REQUIREMENTS> In the entries below, which lines run from the one containing "Output the Python" to the one containing "years = ['2003', '2004', '2005', '2006', '2007']"? Copy exactly those lines, ends included, and no others.

□ □ □ □ □

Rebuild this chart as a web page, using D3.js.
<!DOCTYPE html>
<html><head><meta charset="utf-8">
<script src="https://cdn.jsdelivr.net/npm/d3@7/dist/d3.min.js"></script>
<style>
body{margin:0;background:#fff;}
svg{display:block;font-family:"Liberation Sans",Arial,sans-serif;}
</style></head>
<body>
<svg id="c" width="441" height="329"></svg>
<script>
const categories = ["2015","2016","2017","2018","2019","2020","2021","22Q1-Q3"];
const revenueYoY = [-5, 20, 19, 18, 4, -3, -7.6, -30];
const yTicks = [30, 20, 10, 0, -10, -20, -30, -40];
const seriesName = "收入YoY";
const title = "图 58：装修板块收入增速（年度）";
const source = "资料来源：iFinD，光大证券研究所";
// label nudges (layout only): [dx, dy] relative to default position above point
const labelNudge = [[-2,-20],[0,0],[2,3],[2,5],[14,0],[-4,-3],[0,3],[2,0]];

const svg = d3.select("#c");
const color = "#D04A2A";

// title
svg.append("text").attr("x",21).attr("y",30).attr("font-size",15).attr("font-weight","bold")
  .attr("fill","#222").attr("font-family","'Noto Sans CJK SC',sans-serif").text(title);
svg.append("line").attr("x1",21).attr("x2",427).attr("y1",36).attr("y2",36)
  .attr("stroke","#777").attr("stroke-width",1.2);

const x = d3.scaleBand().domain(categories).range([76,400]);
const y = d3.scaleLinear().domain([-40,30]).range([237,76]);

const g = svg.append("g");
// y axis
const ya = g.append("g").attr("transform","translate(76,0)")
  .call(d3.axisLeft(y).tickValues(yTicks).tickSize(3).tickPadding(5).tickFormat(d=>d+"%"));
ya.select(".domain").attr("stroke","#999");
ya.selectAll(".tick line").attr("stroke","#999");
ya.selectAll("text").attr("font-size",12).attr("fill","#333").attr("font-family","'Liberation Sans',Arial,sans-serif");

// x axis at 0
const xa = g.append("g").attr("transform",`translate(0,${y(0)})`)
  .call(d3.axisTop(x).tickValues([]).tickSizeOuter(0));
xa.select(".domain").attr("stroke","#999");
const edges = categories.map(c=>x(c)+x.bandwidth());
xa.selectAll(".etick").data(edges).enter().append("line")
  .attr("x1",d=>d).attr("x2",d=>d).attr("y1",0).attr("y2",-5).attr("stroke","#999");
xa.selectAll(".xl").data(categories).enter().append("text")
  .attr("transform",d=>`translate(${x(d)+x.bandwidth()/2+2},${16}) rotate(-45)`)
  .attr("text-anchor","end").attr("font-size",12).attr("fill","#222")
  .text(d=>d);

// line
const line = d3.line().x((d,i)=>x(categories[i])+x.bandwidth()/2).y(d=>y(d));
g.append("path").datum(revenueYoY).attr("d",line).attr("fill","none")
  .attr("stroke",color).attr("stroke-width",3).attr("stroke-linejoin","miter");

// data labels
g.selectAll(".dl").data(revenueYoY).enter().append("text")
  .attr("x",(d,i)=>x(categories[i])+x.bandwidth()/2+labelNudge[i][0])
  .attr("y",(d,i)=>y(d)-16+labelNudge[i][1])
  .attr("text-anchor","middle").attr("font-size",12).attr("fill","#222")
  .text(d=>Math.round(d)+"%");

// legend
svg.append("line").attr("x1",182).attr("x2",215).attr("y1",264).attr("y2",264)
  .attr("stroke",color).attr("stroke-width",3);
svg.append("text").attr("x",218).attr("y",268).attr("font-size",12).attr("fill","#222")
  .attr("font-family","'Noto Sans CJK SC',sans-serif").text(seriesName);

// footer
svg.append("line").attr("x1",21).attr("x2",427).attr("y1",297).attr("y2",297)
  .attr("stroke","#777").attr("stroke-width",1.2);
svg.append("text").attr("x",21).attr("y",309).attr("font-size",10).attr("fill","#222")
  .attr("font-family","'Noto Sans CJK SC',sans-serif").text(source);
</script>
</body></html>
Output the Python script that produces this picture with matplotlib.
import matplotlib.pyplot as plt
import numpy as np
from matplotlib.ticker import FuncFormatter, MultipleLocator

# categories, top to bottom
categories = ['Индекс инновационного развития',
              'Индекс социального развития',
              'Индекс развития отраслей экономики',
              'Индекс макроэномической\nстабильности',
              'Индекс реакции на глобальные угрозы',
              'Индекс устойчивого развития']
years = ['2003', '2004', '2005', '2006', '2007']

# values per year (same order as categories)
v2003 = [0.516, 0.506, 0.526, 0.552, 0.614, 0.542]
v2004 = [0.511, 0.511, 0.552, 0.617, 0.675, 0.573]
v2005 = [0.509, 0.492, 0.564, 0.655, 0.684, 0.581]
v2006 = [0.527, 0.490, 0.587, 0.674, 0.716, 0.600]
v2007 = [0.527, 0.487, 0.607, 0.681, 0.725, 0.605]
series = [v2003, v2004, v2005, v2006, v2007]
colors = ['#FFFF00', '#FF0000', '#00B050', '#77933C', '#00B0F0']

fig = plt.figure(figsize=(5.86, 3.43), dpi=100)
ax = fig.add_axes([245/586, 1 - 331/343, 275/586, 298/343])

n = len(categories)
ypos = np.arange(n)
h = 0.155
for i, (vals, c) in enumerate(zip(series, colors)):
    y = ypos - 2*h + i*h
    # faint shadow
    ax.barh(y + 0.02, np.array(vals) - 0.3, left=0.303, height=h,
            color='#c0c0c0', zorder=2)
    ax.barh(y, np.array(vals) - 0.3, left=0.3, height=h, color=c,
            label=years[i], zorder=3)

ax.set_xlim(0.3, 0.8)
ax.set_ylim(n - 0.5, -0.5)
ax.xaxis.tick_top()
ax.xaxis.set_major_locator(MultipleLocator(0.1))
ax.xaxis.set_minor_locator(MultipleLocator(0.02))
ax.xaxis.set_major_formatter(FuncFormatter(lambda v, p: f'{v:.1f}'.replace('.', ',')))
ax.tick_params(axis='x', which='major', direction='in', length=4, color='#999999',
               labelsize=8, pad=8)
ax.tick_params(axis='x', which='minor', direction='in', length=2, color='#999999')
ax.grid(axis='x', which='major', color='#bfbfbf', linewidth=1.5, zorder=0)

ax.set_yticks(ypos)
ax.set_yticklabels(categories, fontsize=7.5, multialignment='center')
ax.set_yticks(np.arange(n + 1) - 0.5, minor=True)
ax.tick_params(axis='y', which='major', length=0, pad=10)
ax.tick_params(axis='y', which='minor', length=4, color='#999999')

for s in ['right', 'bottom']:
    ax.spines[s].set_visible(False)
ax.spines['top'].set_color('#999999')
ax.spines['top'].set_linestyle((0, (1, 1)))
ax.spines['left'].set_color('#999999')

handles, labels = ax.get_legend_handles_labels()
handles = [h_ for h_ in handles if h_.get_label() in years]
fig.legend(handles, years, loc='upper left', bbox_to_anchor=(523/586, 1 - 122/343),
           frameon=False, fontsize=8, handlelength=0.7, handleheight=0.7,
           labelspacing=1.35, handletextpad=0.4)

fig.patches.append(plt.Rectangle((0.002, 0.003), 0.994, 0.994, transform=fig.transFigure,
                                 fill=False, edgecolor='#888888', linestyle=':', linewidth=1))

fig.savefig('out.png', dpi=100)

□ □ □ □ □

EXPECTED ANSWER>
Output the Python script that produces this picture with matplotlib.
import matplotlib.pyplot as plt
import numpy as np
from matplotlib.ticker import FuncFormatter, MultipleLocator

# categories, top to bottom
categories = ['Индекс инновационного развития',
              'Индекс социального развития',
              'Индекс развития отраслей экономики',
              'Индекс макроэномической\nстабильности',
              'Индекс реакции на глобальные угрозы',
              'Индекс устойчивого развития']
years = ['2003', '2004', '2005', '2006', '2007']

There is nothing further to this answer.